Went back to some old reliable authors in June and they came through for me, as usual.

L.A. Confidential, James Ellroy. The weakest of the three LA Quartet novels I’ve read so far, but still wonderful stuff. Brian Helgeland and Curtis Hanson did yeomen’s work converting this sprawling magnificent mess of a book into a lean, satisfying, and damn near perfect movie. The book shows the continued evolution of Ellroy’s style: using snippets of police reports and newspaper articles to show the passage of time, increasingly percussive sentences, and three-dimensional plotting as everyone schemes around everyone else. That’s where the problem arises: it’s too much. Credulity is strained and the ending is so complicated Ellroy has no choice but to revert to the traditional mystery’s hoary convention of having characters standing around explaining what the hell just happened. And he has to have them do it twice. Read the book if you want to get off on the writing. See the movie for a better story.
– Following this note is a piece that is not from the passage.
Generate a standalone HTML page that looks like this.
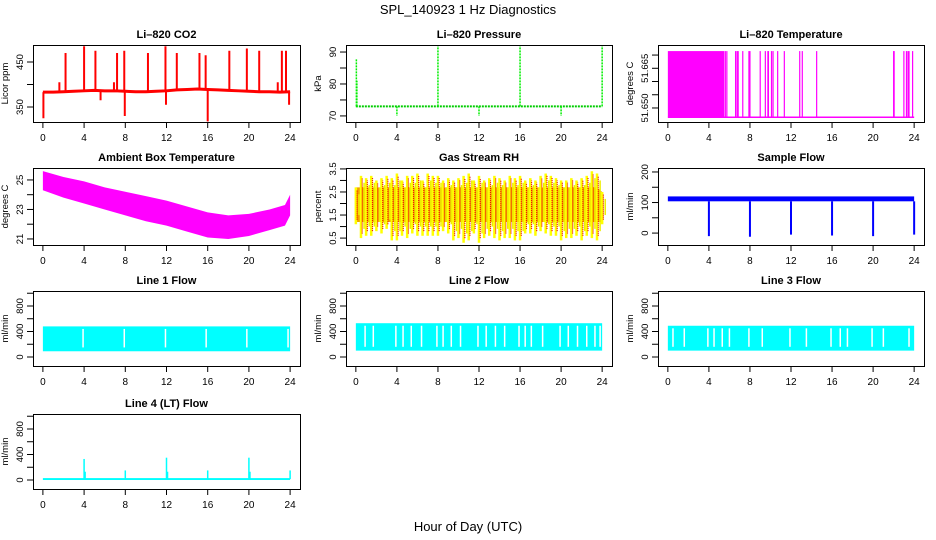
<!DOCTYPE html>
<html><head><meta charset="utf-8">
<style>
html,body{margin:0;padding:0;background:#fff;}
svg{display:block;font-family:"Liberation Sans",sans-serif;}
</style></head>
<body>
<svg id="fig" width="936" height="540" viewBox="0 0 936 540" xmlns="http://www.w3.org/2000/svg">
<text x="468" y="14" font-size="13" text-anchor="middle">SPL_140923  1 Hz Diagnostics</text>
<text x="468" y="531" font-size="13" text-anchor="middle">Hour of Day (UTC)</text>
</svg>
<script>
// ---- data ----
const xTicks = [0,4,8,12,16,20,24];
// CO2
const co2BaseT = [0,1,2,3,4,5,6,7,8,9,10,11,12,13,14,15,16,17,18,19,20,21,22,23,24];
const co2BaseV = [383,383,384,385,386,387,386,386,385,384,384,385,386,388,389,390,389,388,387,386,385,384,384,383,384];
const co2SpikeT = [0.05,1.6,2.2,4.0,5.1,5.6,6.9,7.2,7.9,7.95,10.2,11.9,11.95,13.0,15.2,15.8,16.0,18.1,19.8,21.0,22.8,23.2,23.6,23.9];
const co2SpikeV = [325,405,470,485,475,365,405,470,475,330,470,485,355,470,470,465,318,475,480,475,405,475,475,355];
// Pressure
const presSpikeT = [0.05,0.1,4,8,12,16,20,24];
const presSpikeV = [88,81,70,92,70,92,70,92];
const presBase = 73;
// Li-820 temperature
const ltempFillEnd = 5.5;
const ltempLineT = [5.6,5.75,6.6,6.75,6.85,7.3,7.9,8.0,9.0,9.5,9.75,9.8,10.1,10.25,10.7,11.35,12.85,13.1,14.5,22.0,22.05,23.0,23.25,23.4,23.5,23.85];
const ltempHi = 51.6715, ltempLo = 51.6465;
// Ambient box temperature
const ambT = [0,2,4,6,8,10,12,14,16,18,20,22,23.5,24];
const ambHi = [25.6,25.2,24.9,24.5,24.2,23.9,23.6,23.2,22.8,22.6,22.7,23.0,23.3,24.0];
const ambLo = [24.3,23.8,23.4,23.0,22.6,22.2,21.9,21.5,21.1,21.0,21.2,21.6,21.9,22.6];
// Gas stream RH
const rhT = [0,0.5,1,1.5,2,2.5,3,3.5,4,4.5,5,5.5,6,6.5,7,7.5,8,8.5,9,9.5,10,10.5,11,11.5,12,12.5,13,13.5,14,14.5,15,15.5,16,16.5,17,17.5,18,18.5,19,19.5,20,20.5,21,21.5,22,22.5,23,23.5,24];
const rhHi = [2.7,3.2,3.1,3.2,3.0,3.1,3.2,3.1,3.3,3.0,3.2,3.2,3.3,3.0,3.3,3.2,3.2,3.0,3.1,3.0,3.1,3.2,3.3,3.0,3.2,3.0,3.1,3.2,3.1,3.0,3.2,3.1,3.2,3.0,3.1,3.0,3.2,3.3,3.2,3.1,3.0,3.0,3.1,3.0,3.1,3.2,3.4,3.3,2.5];
const rhLo = [1.1,0.5,0.6,0.6,0.8,0.7,0.9,0.4,0.4,0.6,0.5,0.7,0.6,0.6,0.6,0.6,0.6,0.8,0.7,0.4,0.5,0.3,0.4,0.7,0.3,0.5,0.6,0.5,0.4,0.5,0.5,0.4,0.4,0.7,0.7,0.6,0.8,0.7,0.6,0.6,0.4,0.5,0.5,0.6,0.4,0.6,0.5,0.4,1.1];
// Sample flow
const sfBaseLo = 104, sfBaseHi = 120;
const sfDipT = [4,8,12,16,20,24];
const sfDipV = [-10,-12,-5,-8,-10,-5];
// Line flows
const l1Lo = 90, l1Hi = 480, l1GapT = [3.9,7.9,11.9,15.85,19.8,23.8];
const l2Lo = 100, l2Hi = 530, l2GapT = [0.9,1.7,3.9,4.6,5.4,6.4,7.9,8.5,9.3,10.2,11.9,12.7,13.6,14.5,15.9,16.5,17.1,18.2,19.9,20.7,21.6,22.5,23.3,23.8];
const l3Lo = 100, l3Hi = 490, l3GapT = [0.5,1.6,3.9,4.5,5.3,6.0,7.9,9.2,11.9,13.5,15.9,16.8,17.5,19.9,21.0,23.5];
const l4Base = 15;
const l4SpikeT = [4.0,4.1,8.0,12.0,12.1,16.0,20.0,20.1,24.0];
const l4SpikeV = [330,130,150,350,130,150,350,130,150];

// ---- layout ----
const svg = document.getElementById('fig');
const NS = 'http://www.w3.org/2000/svg';
const cols = [[33,300],[346,612],[658,924]];
const rows = [[45,122],[168,245],[291,366],[414,489]];
function el(tag, attrs, parent){ const e=document.createElementNS(NS,tag); for(const k in attrs) e.setAttribute(k,attrs[k]); (parent||svg).appendChild(e); return e; }

function panel(name, title, ylab, c, r, ymin, ymax, yt, ytLab){
  const [L,R]=cols[c],[T,B]=rows[r];
  const g = el('g',{});
  
  
  const p = {L,R,T,B,g,
    x:v=>L+(v+0.96)/25.92*(R-L),
    y:v=>T+(ymax-v)/(ymax-ymin)*(B-T)};
  const tt = el('text',{x:(L+R)/2,y:T-7,'font-size':11,'font-weight':'bold','text-anchor':'middle'},g);
  tt.textContent = title;
  
  
  p.plot = el('g',{},g);
  
  
  const box = el('rect',{x:L+0.5,y:T+0.5,width:R-L,height:B-T,fill:'none',stroke:'#000'},g);
  
  
  const xa = el('g',{},g);
  
  
  el('line',{x1:p.x(0),x2:p.x(24),y1:B+0.5,y2:B+0.5,stroke:'#000'},xa);
  xTicks.forEach(v=>{
    el('line',{x1:p.x(v),x2:p.x(v),y1:B,y2:B+6,stroke:'#000'},xa);
    const t=el('text',{x:p.x(v),y:B+19,'font-size':10,'text-anchor':'middle'},xa); t.textContent=v;
  });
  const ya = el('g',{},g);
  
  
  el('line',{x1:L+0.5,x2:L+0.5,y1:p.y(yt[0]),y2:p.y(yt[yt.length-1]),stroke:'#000'},ya);
  yt.forEach((v,i)=>{
    el('line',{x1:L-6,x2:L,y1:p.y(v),y2:p.y(v),stroke:'#000'},ya);
    if(ytLab[i]){ const yy=p.y(v); const t=el('text',{x:L-10,y:yy,'font-size':9.5,'text-anchor':'middle',transform:`rotate(-90 ${L-10} ${yy})`},ya); t.textContent=ytLab[i]; }
  });
  const yl=el('text',{x:L-25,y:(T+B)/2,'font-size':9.5,'text-anchor':'middle',transform:`rotate(-90 ${L-25} ${(T+B)/2})`},g);
  yl.textContent=ylab;
  
  
  return p;
}
function vline(p,t,a,b,col,w,dash){ const e=el('line',{x1:p.x(t),x2:p.x(t),y1:p.y(a),y2:p.y(b),stroke:col,'stroke-width':w||1.5},p.plot); if(dash) e.setAttribute('stroke-dasharray',dash); return e; }
function band(p,t0,t1,lo,hi,col){ return el('rect',{x:p.x(t0),y:p.y(hi),width:p.x(t1)-p.x(t0),height:p.y(lo)-p.y(hi),fill:col},p.plot); }

// CO2
let p = panel('co2-panel','Li\u2013820 CO2','Licor ppm',0,0,316.7,487.8,[350,400,450],['350','','450']);
let d='';
co2BaseT.forEach((t,i)=>{ d+=(i?'L':'M')+p.x(t)+' '+p.y(co2BaseV[i]); });
el('path',{d,fill:'none',stroke:'#f00','stroke-width':3},p.plot);
co2SpikeT.forEach((t,i)=>{ const b=co2BaseV[Math.min(24,Math.round(t))]; vline(p,t,b,co2SpikeV[i],'#f00',2); });

// Pressure
p = panel('pressure-panel','Li\u2013820 Pressure','kPa',1,0,68.1,92.2,[70,75,80,85,90],['70','','80','','90']);
el('line',{x1:p.x(0),x2:p.x(24),y1:p.y(presBase),y2:p.y(presBase),stroke:'#0c0','stroke-width':2,'stroke-dasharray':'2 1'},p.plot);
presSpikeT.forEach((t,i)=>vline(p,t,presBase,presSpikeV[i],'#0e0',1.5,'2 1'));

// Li-820 temperature
p = panel('li820-temp-panel','Li\u2013820 Temperature','degrees C',2,0,51.6447,51.6738,[51.650,51.655,51.660,51.665,51.670],['51.650','','','51.665','']);
band(p,0,ltempFillEnd,ltempLo,ltempHi,'#f0f');
el('line',{x1:p.x(0),x2:p.x(24),y1:p.y(ltempLo),y2:p.y(ltempLo),stroke:'#f0f','stroke-width':1.5},p.plot);
ltempLineT.forEach(t=>vline(p,t,ltempLo,ltempHi,'#f0f',1.2));

// Ambient
p = panel('ambient-temp-panel','Ambient Box Temperature','degrees C',0,1,20.59,25.81,[21,22,23,24,25],['21','','23','','25']);
d='';
ambT.forEach((t,i)=>{ d+=(i?'L':'M')+p.x(t)+' '+p.y(ambHi[i]); });
for(let i=ambT.length-1;i>=0;i--) d+='L'+p.x(ambT[i])+' '+p.y(ambLo[i]);
el('path',{d:d+'Z',fill:'#f0f'},p.plot);

// RH
p = panel('rh-panel','Gas Stream RH','percent',1,1,0.2,3.54,[0.5,1,1.5,2,2.5,3,3.5],['0.5','','1.5','','2.5','','3.5']);
d='';
rhT.forEach((t,i)=>{ d+=(i?'L':'M')+p.x(t)+' '+p.y(Math.min(rhHi[i],2.7)); });
for(let i=rhT.length-1;i>=0;i--) d+='L'+p.x(rhT[i])+' '+p.y(Math.max(rhLo[i],1.2));
el('path',{d:d+'Z',fill:'#f0a000'},p.plot);
rhT.forEach((t,i)=>{ vline(p,t,rhLo[i],rhHi[i],'#ff0',2.5); vline(p,t+0.12,rhLo[i]+0.2,rhHi[i]-0.1,'#e00',1.2,'1 1'); vline(p,t+0.3,rhLo[i]+0.4,rhHi[i]-0.3,'#ee0',1.5); });

// Sample flow
p = panel('sample-flow-panel','Sample Flow','ml/min',2,1,-39,213,[0,50,100,150,200],['0','','100','','200']);
band(p,0,24,sfBaseLo,sfBaseHi,'#00f');
sfDipT.forEach((t,i)=>vline(p,t,sfBaseLo,sfDipV[i],'#00f',2));

const flowY=[0,200,400,600,800,1000], flowLab=['0','','400','','800',''];
function flowPanel(name,title,c,r,lo,hi,gaps){
  const q = panel(name,title,'ml/min',c,r,-141,1035,flowY,flowLab);
  band(q,0,24,lo,hi,'#0ff');
  gaps.forEach(t=>vline(q,t,lo+60,hi-40,'#fff',1.5));
  return q;
}
flowPanel('line1-flow-panel','Line 1 Flow',0,2,l1Lo,l1Hi,l1GapT);
flowPanel('line2-flow-panel','Line 2 Flow',1,2,l2Lo,l2Hi,l2GapT);
flowPanel('line3-flow-panel','Line 3 Flow',2,2,l3Lo,l3Hi,l3GapT);
p = panel('line4-flow-panel','Line 4 (LT) Flow','ml/min',0,3,-141,1035,flowY,flowLab);
band(p,0,24,l4Base-15,l4Base+15,'#0ff');
l4SpikeT.forEach((t,i)=>vline(p,t,l4Base,l4SpikeV[i],'#0ff',1.5));
</script>
</body></html>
The Whites, Richard Price. There’s nothing about Price’s writing that stands out, which is why I think he sometimes falls through the cracks in my reading. His style isn’t flashy like Ellroy’s. His characters aren’t as glib as Elmore Leonard’s. The dialog isn’t as transcript-ready as George Higgins’s. What Price does best is to do everything right. His books perfectly balance story and characterization, he knows exactly how much description to give, and you believe everything in them. The Whites isn’t as good as Clockers, but few books are.


Rain Dogs, Adrian McKinty. In his famous essay “The Simple Art of Murder,” Raymond Chandler wrote, “The fellow who can write you a vivid and colorful prose simply won’t be bothered with the coolie labor of breaking down unbreakable alibis.” Chandler never read Adrian McKinty. (Ray is excused. McKinty wasn’t born until nine years after Chandler died.) Volume Five of the Troubles Trilogy may be the best yet. Sean Duffy is still slogging away as the only Catholic cop in Carrickfergus, Northern Ireland in the 80s and he continues to take his lumps. Not blessed with Sherlock Holmes’s brilliance, he’s a hard man in his own way, never afraid to push the buttons he thinks need pushing, but neither is he some Lethal Weapon renegade. Mostly he’s a guy in a consistently difficult position who is offended that people keep thinking they can put one over on him. Duffy plugs away until he gets at least some measure of satisfaction, if not always justice.